Diesel engines today are equipped with large turbos and their cabins have been fitted with electronic and pneumatic devices, leading to more maintenance requirements than ever before. Not to mention the air and noise pollution diesel buses contribute to.
In the constant drive for CO2 / NOx emissions reduction, bus manufacturing is steadily moving towards electric and hybrid solutions, with the goal of achieving zero-emission public transport.
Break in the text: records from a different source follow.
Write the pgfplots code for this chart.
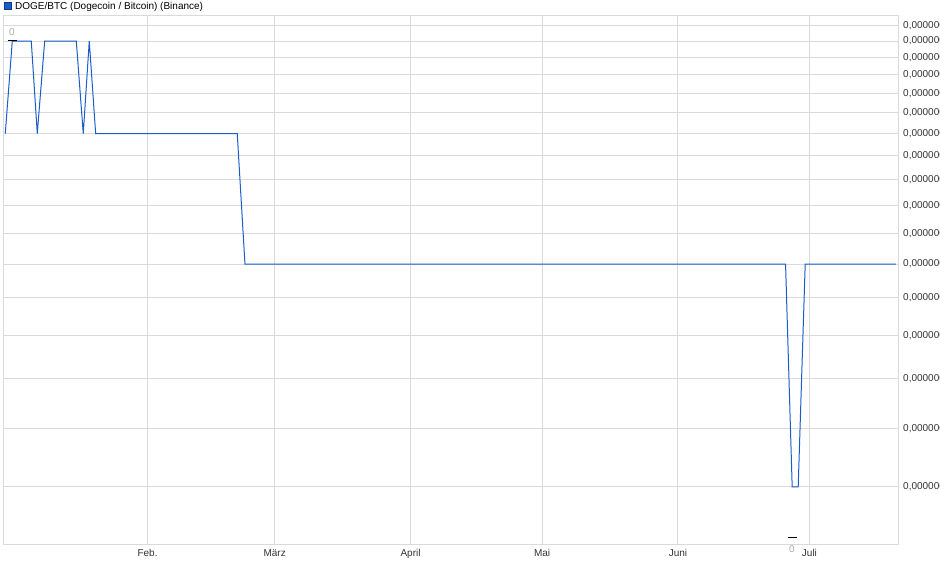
\documentclass[border=0pt]{standalone}
\usepackage{fontspec}
\setmainfont{Liberation Sans}
\usepackage{pgfplots}
\pgfplotsset{compat=1.18}
\definecolor{dogeblue}{HTML}{1A5CC8}
\definecolor{dogeedge}{HTML}{0E3A8C}
\definecolor{gridgray}{HTML}{DADADA}
\definecolor{labelgray}{HTML}{333333}
\definecolor{markgray}{HTML}{AAAAAA}

\begin{document}
\begin{tikzpicture}
\path[use as bounding box] (0pt,0pt) rectangle (940pt,579pt);
% legend square and title
\filldraw[fill=dogeblue, draw=dogeedge, line width=0.6pt] (4pt,570pt) rectangle (11pt,577pt);
\node[anchor=base west, inner sep=0pt, font=\fontsize{10}{12}\selectfont, text=black] at (15pt,569.5pt) {DOGE/BTC (Dogecoin / Bitcoin) (Binance)};
\begin{axis}[
    at={(3pt,34pt)}, anchor=south west,
    scale only axis,
    width=895pt, height=529pt,
    xmin=-1.98, xmax=202.2,
    ymode=log,
    ymin=4.175, ymax=21.62,
    xtick={31,60,91,121,152,182},
    xticklabels={Feb.,März,April,Mai,Juni,Juli},
    ytick={5,6,7,8,9,10,11,12,13,14,15,16,17,18,19,20,21},
    yticklabel={0,000000},
    yticklabel pos=right,
    major tick length=0pt,
    grid=major,
    major grid style={gridgray, line width=1pt},
    axis line style={gridgray, line width=1pt},
    ticklabel style={font=\fontsize{10}{12}\selectfont, text=labelgray},
    xticklabel style={anchor=north, inner sep=0pt, yshift=-4.5pt},
    yticklabel style={anchor=west, inner sep=0pt, xshift=5pt},
    clip=false,
]
\addplot[dogeblue, line width=1pt] coordinates {
    (-1.46,15) (0.14,20) (4.47,20) (5.84,15) (7.53,20) (14.74,20)
    (16.33,15) (17.70,20) (19.16,15) (51.46,15) (53.22,10)
    (176.55,10) (178.06,5) (179.43,5) (181.03,10) (201.71,10)
};
% high / low markers
\draw[black, line width=1pt] (axis cs:-0.84,20.05) -- (axis cs:1.21,20.05);
\node[text=markgray, font=\fontsize{10}{12}\selectfont, inner sep=0pt] at (axis cs:0.05,20.55) {0};
\draw[black, line width=1pt] (axis cs:177.1,4.267) -- (axis cs:179.1,4.267);
\node[text=markgray, font=\fontsize{10}{12}\selectfont, inner sep=0pt] at (axis cs:178.0,4.12) {0};
\end{axis}
\end{tikzpicture}
\end{document}
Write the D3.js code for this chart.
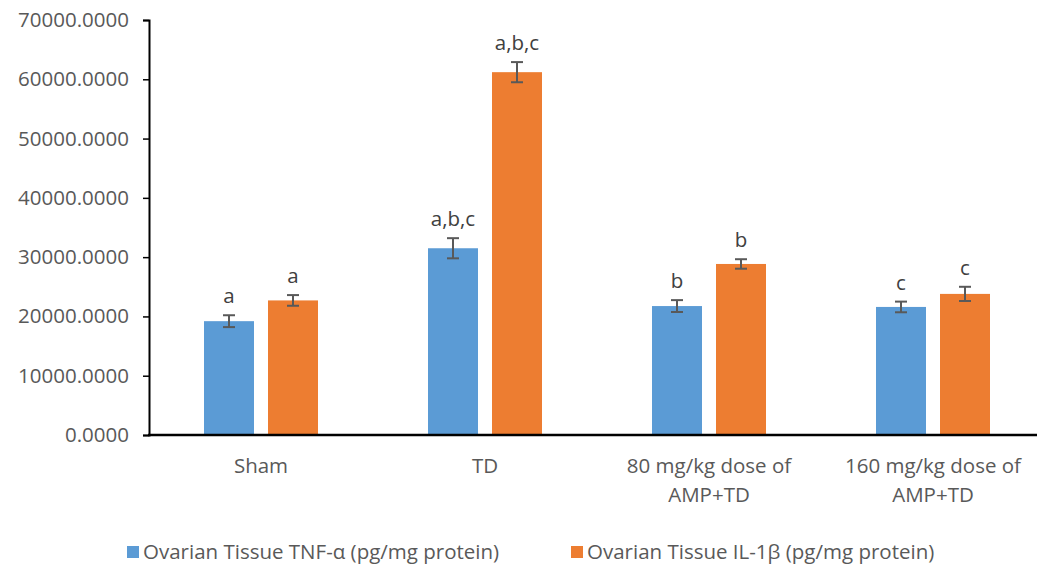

In fact, 12 major cities across the world agreed to procure only zero-emission buses from 2025. The new generation of buses could also help to reduce the noise levels in urban areas and improve the life quality and health of the citizens.
Full hybrid and full electric buses
One way to tackle the pollution problem of today's cities is to get rid of the diesel engine completely or to use it only if necessary.
Full hybrid buses (HDEB) use both the electric motor and the internal combustion engine to power the vehicle. Using the electric motor reduces emissions and decreases operation costs compared to a diesel bus, however, the savings are less significant than with an electric-only propulsion system.
Fully electric buses (EB) with only electric propulsion systems, need batteries so large that their seating capacity has to be reduced in order to fit them in. Charging batteries is also time-consuming and their limited lifetime increases maintenance costs. Even though the overall range of the electric bus is still lower than the diesel bus, it has increased significantly over the years.
Capabus - the future of urban transportation?
Another type of a fully electric bus that deserves a mention is the capabus. A capabus is powered with supercapacitors and has a small backup battery. The range is limited to about 5 kilometers. The advantage of using supercapacitor technology, in this case, is that not too many cells are required, also the efficiency is higher compared to a battery-based EB.
Supercapacitors have a much lower resistance than batteries - that combined with an operational capability of a minimum of 1.2 million kilometers or 200 000 working hours turns them into a very interesting energy-saving proposition. Absolutely zero maintenance is required for the supercapacitors during their lifetime, provided the cooling system is designed optimally.
But how can the short range be managed? The route itself must be designed to accommodate charging ports at certain stops. The charging port itself can be over or under the bus. As an important advantage, the bus can be fully recharged in seconds, as opposed to the battery-based EB, which has to charge overnight.
Thus, the Capabus enables considerable savings compared to all the other solutions, especially on the busiest routes. However, the route needs to be carefully assessed and tried out to ensure its trouble-free running.
So far, capabuses are in use in China and being trialed for example also in Finland, Germany, Sweden.
Micro & mild hybrid buses
Reaping the benefits of electrification does not necessarily mean giving up on the diesel engine.
Mild hybrid buses integrate systems that recuperate energy electrically and distribute it along the driven routes. This is achieved by incorporating a Kinetic Energy Recovery System (KERS) in the propulsion system. Generally, a battery or a bank of supercapacitors is fitted into the bus and a motor-generator unit is installed and connected mechanically to the prop shaft between the powerplant and the differential. Doing this allows the capture of kinetic energy upon slowing down or braking, and its storage in the supercapacitor bank or battery as potential energy.
During the acceleration phase, this potential energy is sent back to the motor which adds extra power to the propulsion system and enables good acceleration with significant diesel burn savings. It must be noted that most of today’s solutions use batteries that have a 5-year lifetime limit. In the near future, supercapacitors should be used in synergy with batteries, as their lifetime is sufficient to cover the lifetime of the bus (10 to 15 years).